QUEBRA CABEÇA MUNDIAL Na cena internacional, o tema também suscita divisões. Desde janeiro, os EUA, a União Europeia e grande parte de países da América Latina, incluindo o Brasil, apoiam Guaidó. A Rússia e a China, numa demonstração de força contra a influência americana, defendem Maduro. “Se algum desses três grandes atores internacionais intervir diretamente, a situação será automaticamente pior”, diz Antonio Carlos dos Santos, professor de Relações Internacionais da PUC-SP. “Ambos os lados terão como se armar, de forma como acontece na Síria.” A retórica acalorada entre EUA e Rússia demonstra isso. O secretário de Estado americano, Mike Pompeo, chegou a dizer que, diante dos primeiros protestos, Maduro havia planejado fugir para Cuba. Os americanos também informaram que já têm “cenários traçados para o que fazer militarmente”. O governo russo, por outro lado, acusou os americanos de “ingerência”, no que chamou de “assuntos internos de um país soberano.” Maduro apareceu em público para dizer que Pompeo estava mentindo.

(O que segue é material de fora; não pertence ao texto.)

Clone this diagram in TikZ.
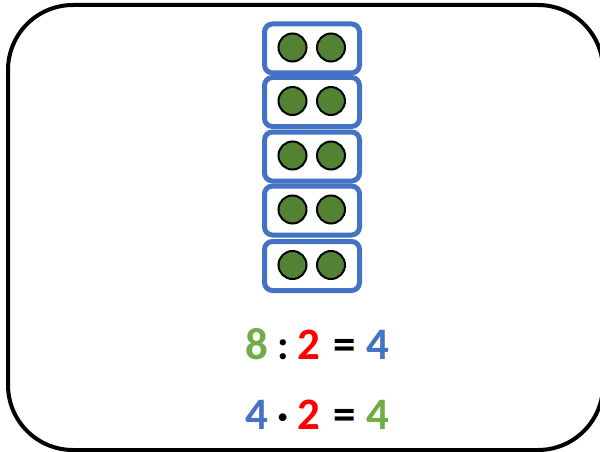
\documentclass[tikz,border=0pt]{standalone}
\usepackage{fontspec}
\setmainfont{Carlito}
\definecolor{boxblue}{HTML}{4472C4}
\definecolor{dotgreen}{HTML}{548235}
\definecolor{numgreen}{HTML}{70AD47}
\definecolor{numred}{HTML}{FF0000}
\definecolor{numblue}{HTML}{4472C4}
\tikzset{
  frame/.style={draw=black, line width=4pt, rounded corners=65pt},
  pairbox/.style={draw=boxblue, line width=5pt, rounded corners=8pt},
  dot/.style={circle, draw=black, line width=2pt, fill=dotgreen, minimum size=28pt, inner sep=0pt},
  sym/.style={font=\fontsize{45}{45}\selectfont\bfseries, inner sep=0pt, anchor=base},
  opsym/.style={font=\fontsize{45}{45}\selectfont\bfseries, inner sep=0pt, anchor=base},
  smallsym/.style={font=\fontsize{42}{42}\selectfont, inner sep=0pt, anchor=base}
}
\begin{document}
\begin{tikzpicture}[x=1pt,y=-1pt]
\useasboundingbox (0,0) rectangle (600,452);
\draw[frame] (8,5) rectangle (603,450);
\foreach \i/\yc in {1/48.5,2/102,3/156.5,4/210.5,5/266} {
  \draw[pairbox] (264.5,\yc-24.5) rectangle (359.5,\yc+24.5);
  \node[dot] (a\i) at (292.5,\yc-1) {};
  \node[dot] (b\i) at (331,\yc-1) {};
}
\node[sym, text=numgreen] (e1) at (256.5,359) {8};
\node[smallsym, text=black] (e2) at (283,359) {\textbf{:}};
\node[sym, text=numred] (e3) at (309,359) {2};
\node[opsym, text=black] (e4) at (345,359) {=};
\node[sym, text=numblue] (e5) at (377.5,359) {4};
\node[sym, text=numblue] (f1) at (256.5,429) {4};
\node[smallsym, text=black] (f2) at (283,429) {\textbf{·}};
\node[sym, text=numred] (f3) at (309,429) {2};
\node[opsym, text=black] (f4) at (345,429) {=};
\node[sym, text=numgreen] (f5) at (377.5,429) {4};
\end{tikzpicture}
\end{document}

Com o clima quente internacionalmente, o presidente Jair Bolsonaro manteve o apoio a Guaidó e inicialmente deixou dúvidas sobre a hipótese de participação brasileira numa intervenção militar brasileira. “É muito difícil. Não vou dizer que é zero, mas é próxima de zero”, afirmou, em entrevista à Band. O patrulhamento na fronteira venezuelana em Roraima foi reforçado e 25 militares venezuelanos pediram asilo ao Brasil. Na quarta-feira 1º, Bolsonaro descartou qualquer chance da presença brasileira no local. Coincidência ou não, o tom abaixou depois que o presidente da Câmara dos Deputados, Rodrigo Maia, alertou que, para o Brasil entrar em qualquer intervenção militar, o Congresso precisaria aprovar. Independentemente do tema militar, o Brasil é interessado direto no conflito venezuelano. Não só pela questão dos combustíveis. Uma solução favorável poderia reduzir a tensão na fronteiras e reabrir um mercado que já foi um dos dez maiores na pauta de exportações brasileiras.